Leave out the pictures, then output the lines of the records below from the first through the one containing "2.68, 2.11, 1.58, 1.05, 0.66, 0.39, 0.22, 0.07, 0.02, 0.01]".
....
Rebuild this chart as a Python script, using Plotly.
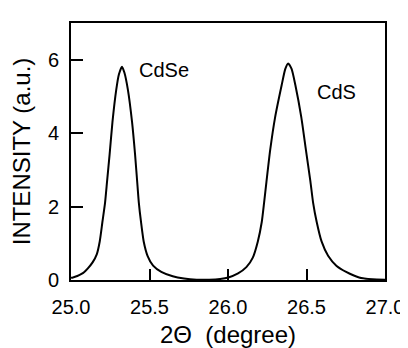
import plotly.graph_objects as go

two_theta = [25.000, 25.0125, 25.040, 25.064, 25.085, 25.106, 25.1375, 25.164, 25.183, 25.200,
             25.217, 25.230, 25.246, 25.264, 25.288, 25.305, 25.325, 25.340, 25.3625, 25.389,
             25.408, 25.424, 25.432, 25.446, 25.463, 25.4875, 25.523, 25.575, 25.648, 25.720,
             25.800, 25.880, 25.950, 26.002, 26.064, 26.117, 26.158, 26.190, 26.215, 26.230,
             26.245, 26.269, 26.300, 26.342, 26.365, 26.383, 26.405, 26.429, 26.467, 26.496,
             26.525, 26.542, 26.565, 26.596, 26.6375, 26.690, 26.7525, 26.835, 26.920, 27.000]
intensity = [0.06, 0.07, 0.11, 0.16, 0.22, 0.31, 0.48, 0.70, 1.05, 1.58,
             2.11, 2.70, 3.42, 4.30, 5.18, 5.60, 5.81, 5.65, 5.18, 4.30,
             3.42, 2.54, 2.11, 1.58, 1.05, 0.66, 0.39, 0.22, 0.10, 0.04,
             0.01, 0.01, 0.03, 0.07, 0.18, 0.35, 0.61, 1.05, 1.58, 2.11,
             2.68, 3.55, 4.43, 5.31, 5.75, 5.90, 5.75, 5.31, 4.43, 3.55,
             2.68, 2.11, 1.58, 1.05, 0.66, 0.39, 0.22, 0.07, 0.02, 0.01]

x_ticks = [25.0, 25.5, 26.0, 26.5, 27.0]
y_ticks = [0, 2, 4, 6]
labels = ["CdSe", "CdS"]
label_x = [25.42, 26.554]
label_y = [5.71, 5.13]

FONT = "Liberation Sans, Arial, sans-serif"

fig = go.Figure()
fig.add_trace(go.Scatter(x=two_theta, y=intensity, mode="lines",
                         line=dict(color="black", width=2, shape="spline", smoothing=0.6),
                         showlegend=False, hoverinfo="skip"))

for t, xx, yy in zip(labels, label_x, label_y):
    fig.add_annotation(x=xx, y=yy, text=t, showarrow=False, xanchor="left", yanchor="middle",
                       font=dict(family=FONT, size=20, color="black"))

fig.update_layout(
    width=408, height=348,
    margin=dict(l=63, r=25, t=15, b=68),
    paper_bgcolor="white", plot_bgcolor="white",
    font=dict(family=FONT, size=20, color="black"),
)
fig.update_xaxes(range=[25.0, 27.0], tickvals=x_ticks, ticktext=[f"{v:.1f}" for v in x_ticks],
                 ticks="inside", ticklen=11, tickwidth=2, tickcolor="black",
                 showline=True, linewidth=2, linecolor="black", mirror=True,
                 showgrid=False, zeroline=False, ticklabelstandoff=8,
                 title=dict(text="2\u0398  (degree)", standoff=9),
                 tickfont=dict(size=20))
fig.update_yaxes(range=[0, 7], tickvals=y_ticks, ticktext=[str(v) for v in y_ticks],
                 ticks="inside", ticklen=12, tickwidth=2, tickcolor="black",
                 showline=True, linewidth=2, linecolor="black", mirror=True,
                 showgrid=False, zeroline=False, ticklabelstandoff=6,
                 title=dict(text="INTENSITY (a.u.)", standoff=11),
                 tickfont=dict(size=20))

fig.write_html("out.html")
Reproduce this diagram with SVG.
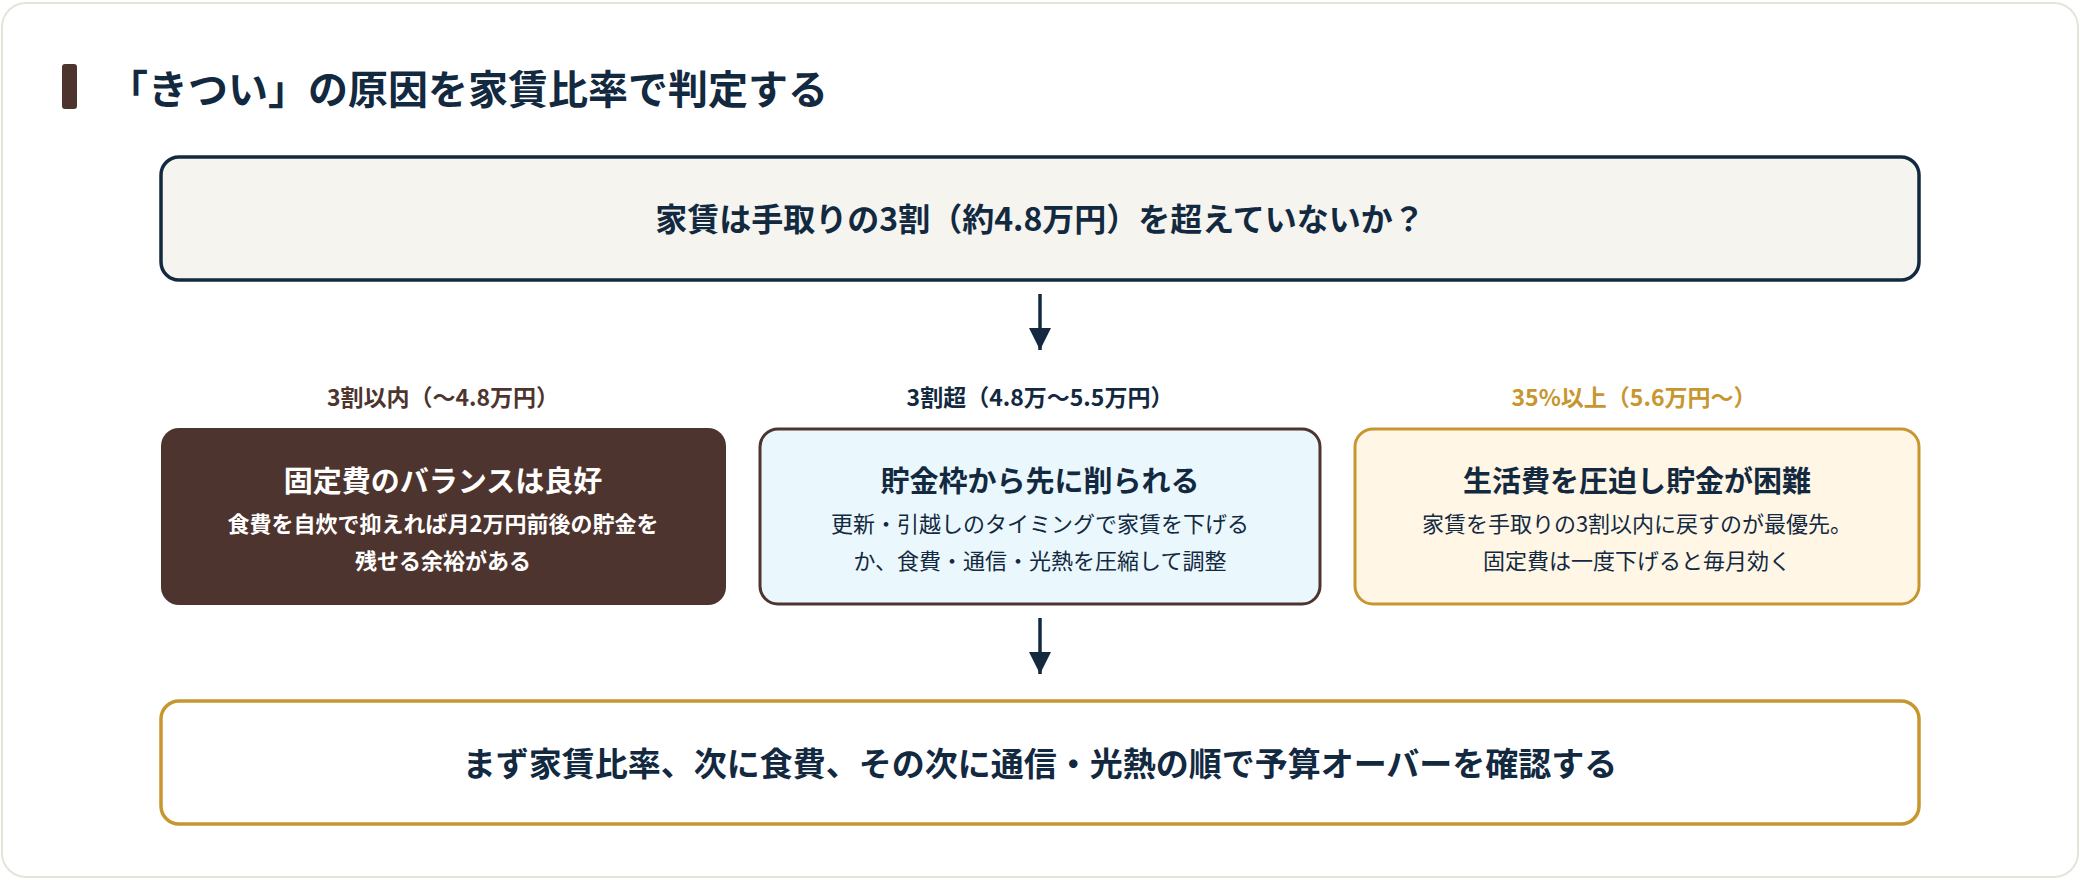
<svg xmlns="http://www.w3.org/2000/svg" width="2080" height="880" viewBox="0 0 2080 880">
<style>
text{font-family:"Noto Sans CJK JP","Noto Sans",sans-serif;text-anchor:middle}
.b{font-weight:700}
.navy{fill:#12293f}
.ln{stroke:#12293f;stroke-width:3.5;fill:none}
</style>
<defs><marker id="ah" viewBox="0 0 10 10" refX="9" refY="5" markerWidth="6" markerHeight="6" markerUnits="userSpaceOnUse" orient="auto"><path d="M0,0L10,5L0,10z" fill="#12293f"/></marker></defs>
<rect x="2" y="3" width="2076" height="874" rx="24" fill="#fff" stroke="#e6e4d8" stroke-width="2"/>
<g id="title">
<rect x="62" y="64" width="15" height="45" rx="3" fill="#4e342e"/>
<text x="108" y="104" class="b navy" font-size="40" style="text-anchor:start">「きつい」の原因を家賃比率で判定する</text>
</g>
<g id="q">
<rect x="161" y="157" width="1758" height="123" rx="18" fill="#f5f4ef" stroke="#12293f" stroke-width="3.5"/>
<text x="1040" y="231" class="b navy" font-size="32">家賃は手取りの3割（約4.8万円）を超えていないか？</text>
</g>
<g id="connectors">
<path d="M1040 294V350" class="ln"/>
<path d="M1029 328L1040 350L1051 328z" fill="#12293f"/>
<path d="M1040 618V674" class="ln"/>
<path d="M1029 652L1040 674L1051 652z" fill="#12293f"/>
</g>
<g id="a">
<text x="443" y="406" class="b" font-size="23" fill="#4e342e">3割以内（〜4.8万円）</text>
<rect x="161" y="428" width="565" height="177" rx="18" fill="#4e342e"/>
<text x="443" y="492" class="b" font-size="29" fill="#fff">固定費のバランスは良好</text>
<text x="443" y="532" font-size="22" fill="#fff" class="b">食費を自炊で抑えれば月2万円前後の貯金を</text>
<text x="443" y="569" font-size="22" fill="#fff" class="b">残せる余裕がある</text>
</g>
<g id="b">
<text x="1040" y="406" class="b navy" font-size="23">3割超（4.8万〜5.5万円）</text>
<rect x="760" y="429" width="560" height="175" rx="18" fill="#eaf7fc" stroke="#4e342e" stroke-width="3"/>
<text x="1040" y="492" class="b navy" font-size="29">貯金枠から先に削られる</text>
<text x="1040" y="532" font-size="22" class="navy">更新・引越しのタイミングで家賃を下げる</text>
<text x="1040" y="569" font-size="22" class="navy">か、食費・通信・光熱を圧縮して調整</text>
</g>
<g id="c">
<text x="1634" y="406" class="b" font-size="23" fill="#c8962f">35%以上（5.6万円〜）</text>
<rect x="1355" y="429" width="564" height="175" rx="18" fill="#fff6e6" stroke="#c8962f" stroke-width="3"/>
<text x="1637" y="492" class="b navy" font-size="29">生活費を圧迫し貯金が困難</text>
<text x="1637" y="532" font-size="22" class="navy">家賃を手取りの3割以内に戻すのが最優先。</text>
<text x="1637" y="569" font-size="22" class="navy">固定費は一度下げると毎月効く</text>
</g>
<g id="d">
<rect x="161" y="701" width="1758" height="123" rx="18" fill="#fff" stroke="#c8962f" stroke-width="3.5"/>
<text x="1040" y="776" class="b navy" font-size="33">まず家賃比率、次に食費、その次に通信・光熱の順で予算オーバーを確認する</text>
</g>
</svg>
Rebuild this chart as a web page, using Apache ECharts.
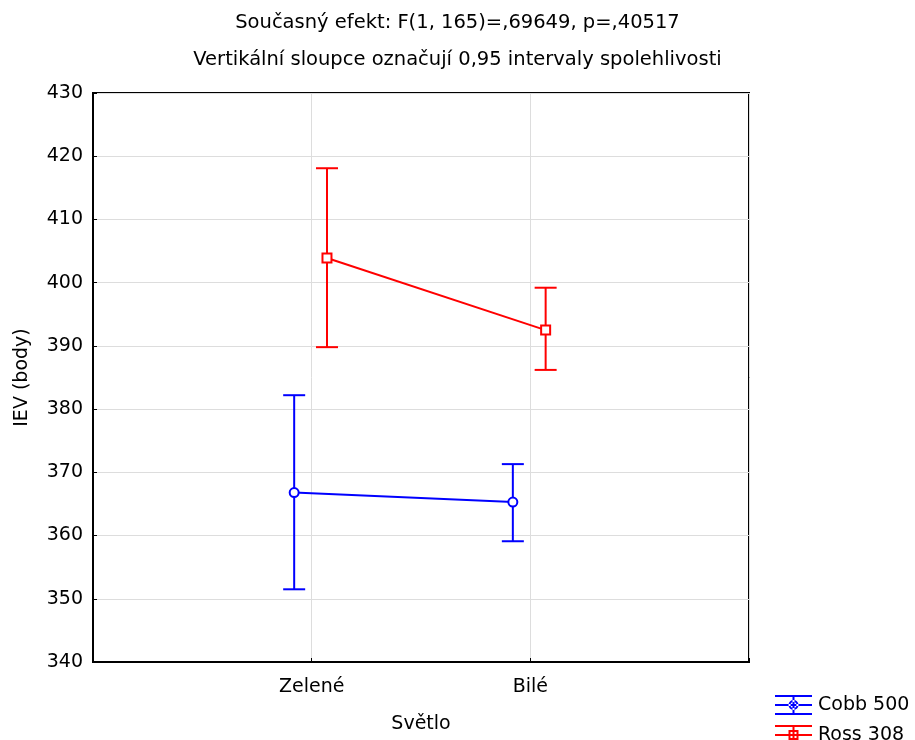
<!DOCTYPE html>
<html>
<head>
<meta charset="utf-8">
<script src="https://cdn.jsdelivr.net/npm/echarts@6/dist/echarts.min.js"></script>
<style>
  html, body { margin: 0; padding: 0; background: #fff; }
  #chart { width: 915px; height: 740px; }
</style>
</head>
<body>
<div id="chart"></div>
<script>
// kategorie na ose X (pozice 1, 2 na ose 0..3)
const categories = ['Zelené', 'Bilé'];
const seriesNames = ['Cobb 500', 'Ross 308'];

// průměry a 0,95 intervaly spolehlivosti
const cobbMean = [366.8, 365.3];
const cobbLow = [351.5, 359.1];
const cobbHigh = [382.2, 371.3];
const rossMean = [403.9, 392.5];
const rossLow = [389.8, 386.2];
const rossHigh = [418.1, 399.2];

const yMin = 340, yMax = 430, yStep = 10;

const FONT = 'DejaVu Sans';
const BLUE = '#0000ff', RED = '#ff0000';
// posun skupin vedle sebe
const cobbShift = -0.08, rossShift = 0.07;

const chart = echarts.init(document.getElementById('chart'));

function pts(means, shift) {
  return means.map((v, i) => [i + 1 + shift, v]);
}
function bars(lows, highs, shift) {
  return lows.map((v, i) => [i + 1 + shift, v, highs[i]]);
}

function errorBar(color) {
  return function (params, api) {
    const x = api.value(0);
    const lo = api.coord([x, api.value(1)]);
    const hi = api.coord([x, api.value(2)]);
    const w = 11;
    const style = { stroke: color, lineWidth: 2 };
    return {
      type: 'group',
      children: [
        { type: 'line', shape: { x1: lo[0], y1: lo[1], x2: hi[0], y2: hi[1] }, style: style },
        { type: 'line', shape: { x1: lo[0] - w, y1: lo[1], x2: lo[0] + w, y2: lo[1] }, style: style },
        { type: 'line', shape: { x1: hi[0] - w, y1: hi[1], x2: hi[0] + w, y2: hi[1] }, style: style }
      ]
    };
  };
}

// ikonky legendy: tři vodorovné čárky, svislá čárka a značka
const bars3 = 'M0 0 H37 V2 H0 Z M0 9 H37 V11 H0 Z M0 18 H37 V20 H0 Z M17.5 0 H19.5 V20 H17.5 Z ';
const iconCobb = 'path://' + bars3 + 'M18.5 5 A5 5 0 1 0 18.5 15 A5 5 0 1 0 18.5 5 Z M18.5 7 A3 3 0 1 1 18.5 13 A3 3 0 1 1 18.5 7 Z';
const iconRoss = 'path://' + bars3 + 'M13.5 5 H23.5 V15 H13.5 Z M15.5 7 V13 H21.5 V7 Z';

const option = {
  backgroundColor: '#fff',
  animation: false,
  title: [
    {
      text: 'Současný efekt: F(1, 165)=,69649, p=,40517',
      left: 'center', top: 8,
      textStyle: { fontFamily: FONT, fontSize: 19.5, fontWeight: 'normal', color: '#000' }
    },
    {
      text: 'Vertikální sloupce označují 0,95 intervaly spolehlivosti',
      left: 'center', top: 45,
      textStyle: { fontFamily: FONT, fontSize: 19.5, fontWeight: 'normal', color: '#000' }
    }
  ],
  legend: {
    orient: 'vertical',
    left: 770, top: 690, height: 50,
    itemWidth: 37, itemHeight: 20, itemGap: 10,
    textStyle: { fontFamily: FONT, fontSize: 19, color: '#000', padding: [0, 0, 0, 1] },
    data: [
      { name: seriesNames[0], icon: iconCobb, itemStyle: { color: BLUE, borderWidth: 0 } },
      { name: seriesNames[1], icon: iconRoss, itemStyle: { color: RED, borderWidth: 0 } }
    ]
  },
  grid: {
    left: 93, right: 166, top: 93, bottom: 78,
    show: true, borderColor: '#000', borderWidth: 2
  },
  xAxis: {
    type: 'value', min: 0, max: 3, interval: 1,
    name: 'Světlo', nameLocation: 'middle', nameGap: 53,
    nameTextStyle: { fontFamily: FONT, fontSize: 19, color: '#000' },
    axisLine: { show: true, lineStyle: { color: '#000', width: 2 } },
    axisTick: { show: true, inside: true, length: 4, lineStyle: { color: '#000', width: 1 } },
    axisLabel: {
      margin: 16, fontFamily: FONT, fontSize: 19, color: '#000',
      formatter: v => (v >= 1 && v <= categories.length ? categories[v - 1] : '')
    },
    splitLine: { show: true, lineStyle: { color: '#dddddd', width: 1 } }
  },
  yAxis: {
    type: 'value', min: yMin, max: yMax, interval: yStep,
    name: 'IEV (body)', nameLocation: 'middle', nameGap: 61,
    nameTextStyle: { fontFamily: FONT, fontSize: 19, color: '#000' },
    axisLine: { show: true, lineStyle: { color: '#000', width: 2 } },
    axisTick: { show: true, inside: true, length: 4, lineStyle: { color: '#000', width: 1 } },
    axisLabel: { margin: 10, fontFamily: FONT, fontSize: 19, color: '#000' },
    splitLine: { show: true, lineStyle: { color: '#dddddd', width: 1 } }
  },
  series: [
    {
      name: seriesNames[0], type: 'custom', renderItem: errorBar(BLUE),
      data: bars(cobbLow, cobbHigh, cobbShift), z: 2, silent: true
    },
    {
      name: seriesNames[1], type: 'custom', renderItem: errorBar(RED),
      data: bars(rossLow, rossHigh, rossShift), z: 2, silent: true
    },
    {
      name: seriesNames[0], type: 'line', data: pts(cobbMean, cobbShift),
      symbol: 'circle', symbolSize: 9, z: 3,
      lineStyle: { color: BLUE, width: 2 },
      itemStyle: { color: '#fff', borderColor: BLUE, borderWidth: 2 }
    },
    {
      name: seriesNames[1], type: 'line', data: pts(rossMean, rossShift),
      symbol: 'rect', symbolSize: 9, z: 3,
      lineStyle: { color: RED, width: 2 },
      itemStyle: { color: '#fff', borderColor: RED, borderWidth: 2 }
    }
  ]
};

chart.setOption(option);
</script>
</body>
</html>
....
▶ _SOLVED EXERCISE_:
Rebuild this chart as a Python script, using Plotly.
import plotly.graph_objects as go

two_theta = [25.000, 25.0125, 25.040, 25.064, 25.085, 25.106, 25.1375, 25.164, 25.183, 25.200,
             25.217, 25.230, 25.246, 25.264, 25.288, 25.305, 25.325, 25.340, 25.3625, 25.389,
             25.408, 25.424, 25.432, 25.446, 25.463, 25.4875, 25.523, 25.575, 25.648, 25.720,
             25.800, 25.880, 25.950, 26.002, 26.064, 26.117, 26.158, 26.190, 26.215, 26.230,
             26.245, 26.269, 26.300, 26.342, 26.365, 26.383, 26.405, 26.429, 26.467, 26.496,
             26.525, 26.542, 26.565, 26.596, 26.6375, 26.690, 26.7525, 26.835, 26.920, 27.000]
intensity = [0.06, 0.07, 0.11, 0.16, 0.22, 0.31, 0.48, 0.70, 1.05, 1.58,
             2.11, 2.70, 3.42, 4.30, 5.18, 5.60, 5.81, 5.65, 5.18, 4.30,
             3.42, 2.54, 2.11, 1.58, 1.05, 0.66, 0.39, 0.22, 0.10, 0.04,
             0.01, 0.01, 0.03, 0.07, 0.18, 0.35, 0.61, 1.05, 1.58, 2.11,
             2.68, 3.55, 4.43, 5.31, 5.75, 5.90, 5.75, 5.31, 4.43, 3.55,
             2.68, 2.11, 1.58, 1.05, 0.66, 0.39, 0.22, 0.07, 0.02, 0.01]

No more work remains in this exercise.